22 Feb 2009, 12:32am
Latest Climate News
by admin

Arctic Sea Ice Underestimated for Weeks Due to Faulty Sensor

By Alex Morales, Bloomberg.com news, Feb 20, 2009 [here]

A glitch in satellite sensors caused scientists to underestimate the extent of Arctic sea ice by 500,000 square kilometers (193,000 square miles), a California- size area, the U.S. National Snow and Ice Data Center said.

The error, due to a problem called “sensor drift,” began in early January and caused a slowly growing underestimation of sea ice extent until mid-February. That’s when “puzzled readers” alerted the NSIDC about data showing ice-covered areas as stretches of open ocean, the Boulder, Colorado-based group said on its Web site.

“Sensor drift, although infrequent, does occasionally occur and it is one of the things that we account for during quality- control measures prior to archiving the data,” the center said. “Although we believe that data prior to early January are reliable, we will conduct a full quality check.” … [more]

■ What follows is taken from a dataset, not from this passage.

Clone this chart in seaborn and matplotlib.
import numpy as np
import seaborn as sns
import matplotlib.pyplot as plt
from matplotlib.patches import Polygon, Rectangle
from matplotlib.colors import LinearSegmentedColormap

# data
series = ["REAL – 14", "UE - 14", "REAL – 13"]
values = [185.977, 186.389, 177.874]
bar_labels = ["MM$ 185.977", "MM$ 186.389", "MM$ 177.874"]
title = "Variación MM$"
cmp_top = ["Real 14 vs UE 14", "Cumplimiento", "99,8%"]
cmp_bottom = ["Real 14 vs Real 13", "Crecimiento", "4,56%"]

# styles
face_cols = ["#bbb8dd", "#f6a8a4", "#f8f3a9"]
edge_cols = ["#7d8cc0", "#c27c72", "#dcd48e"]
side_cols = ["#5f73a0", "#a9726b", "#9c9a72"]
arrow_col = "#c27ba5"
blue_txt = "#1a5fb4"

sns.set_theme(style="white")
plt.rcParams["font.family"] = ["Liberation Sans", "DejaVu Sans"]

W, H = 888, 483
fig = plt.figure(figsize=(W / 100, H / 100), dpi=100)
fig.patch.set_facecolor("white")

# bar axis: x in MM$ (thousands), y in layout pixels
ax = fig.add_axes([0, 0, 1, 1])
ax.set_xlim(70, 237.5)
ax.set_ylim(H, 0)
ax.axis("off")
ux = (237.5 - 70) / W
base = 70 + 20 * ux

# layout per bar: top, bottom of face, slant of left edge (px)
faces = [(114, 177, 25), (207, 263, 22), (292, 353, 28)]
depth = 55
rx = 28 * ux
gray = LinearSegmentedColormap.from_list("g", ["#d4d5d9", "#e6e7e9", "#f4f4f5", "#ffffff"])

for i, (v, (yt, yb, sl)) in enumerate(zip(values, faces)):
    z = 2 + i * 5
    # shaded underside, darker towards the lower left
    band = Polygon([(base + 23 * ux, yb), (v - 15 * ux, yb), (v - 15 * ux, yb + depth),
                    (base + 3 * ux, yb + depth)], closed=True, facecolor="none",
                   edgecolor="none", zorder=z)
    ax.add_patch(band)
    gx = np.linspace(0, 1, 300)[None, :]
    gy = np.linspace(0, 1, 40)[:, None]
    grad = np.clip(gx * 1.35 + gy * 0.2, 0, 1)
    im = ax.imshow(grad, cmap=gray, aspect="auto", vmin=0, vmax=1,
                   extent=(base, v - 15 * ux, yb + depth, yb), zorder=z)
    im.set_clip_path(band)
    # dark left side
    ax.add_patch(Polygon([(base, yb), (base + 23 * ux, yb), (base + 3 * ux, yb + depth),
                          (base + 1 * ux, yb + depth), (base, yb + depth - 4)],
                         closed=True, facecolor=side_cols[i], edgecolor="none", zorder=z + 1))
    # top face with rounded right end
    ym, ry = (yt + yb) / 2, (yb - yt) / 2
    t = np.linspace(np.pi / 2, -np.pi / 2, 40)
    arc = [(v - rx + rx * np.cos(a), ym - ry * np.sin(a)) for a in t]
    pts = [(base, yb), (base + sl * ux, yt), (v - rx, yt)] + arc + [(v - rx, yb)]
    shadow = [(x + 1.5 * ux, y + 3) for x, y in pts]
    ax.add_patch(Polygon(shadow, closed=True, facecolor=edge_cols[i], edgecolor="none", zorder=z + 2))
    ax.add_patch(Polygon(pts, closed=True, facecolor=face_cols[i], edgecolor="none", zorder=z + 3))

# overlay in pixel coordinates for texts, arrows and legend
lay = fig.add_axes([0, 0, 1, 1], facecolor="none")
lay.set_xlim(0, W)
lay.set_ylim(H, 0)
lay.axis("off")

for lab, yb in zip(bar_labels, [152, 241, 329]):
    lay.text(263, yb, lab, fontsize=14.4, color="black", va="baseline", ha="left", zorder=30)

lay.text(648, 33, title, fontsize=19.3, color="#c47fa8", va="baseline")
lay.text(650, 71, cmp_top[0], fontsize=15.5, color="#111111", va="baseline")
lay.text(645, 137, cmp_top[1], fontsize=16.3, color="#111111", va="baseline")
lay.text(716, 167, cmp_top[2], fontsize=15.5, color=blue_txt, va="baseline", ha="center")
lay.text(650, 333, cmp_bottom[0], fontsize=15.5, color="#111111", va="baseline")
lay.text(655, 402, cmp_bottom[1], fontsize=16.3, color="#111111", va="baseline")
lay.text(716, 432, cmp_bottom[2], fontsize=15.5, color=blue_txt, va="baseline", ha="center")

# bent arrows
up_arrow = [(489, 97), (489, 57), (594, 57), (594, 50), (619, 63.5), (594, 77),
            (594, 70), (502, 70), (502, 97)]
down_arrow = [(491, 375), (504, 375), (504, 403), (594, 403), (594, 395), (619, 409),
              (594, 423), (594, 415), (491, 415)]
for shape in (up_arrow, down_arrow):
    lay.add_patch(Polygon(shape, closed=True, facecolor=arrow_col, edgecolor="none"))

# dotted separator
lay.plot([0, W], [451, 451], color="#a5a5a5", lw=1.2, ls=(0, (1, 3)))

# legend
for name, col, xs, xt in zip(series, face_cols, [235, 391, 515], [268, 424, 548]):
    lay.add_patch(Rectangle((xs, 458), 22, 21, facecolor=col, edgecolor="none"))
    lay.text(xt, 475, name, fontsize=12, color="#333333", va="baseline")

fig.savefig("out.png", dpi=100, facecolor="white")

Note: the glitch was reported by Joseph D’Aleo of ICECAP on Feb 15 [here]. The story was then picked up by Anthony Watts of Watts Up With That on Feb. 16 [here]. After these citizen scientist bloggers informed the NSIDC, the Center discovered the satellite sensor had problems and issued a statement that was reported at Watts Up With That on Feb 18 [here].

Bloomberg’s report is thus 4 or 5 days late and fails to credit D’Aleo and Watts for their vital roles in all this. Citizen bloggers Anthony Watts and Steve McIntire of Climate Audit also uncovered and reported on data defects in an article in Nature last month about Antarctic temperature trends [here].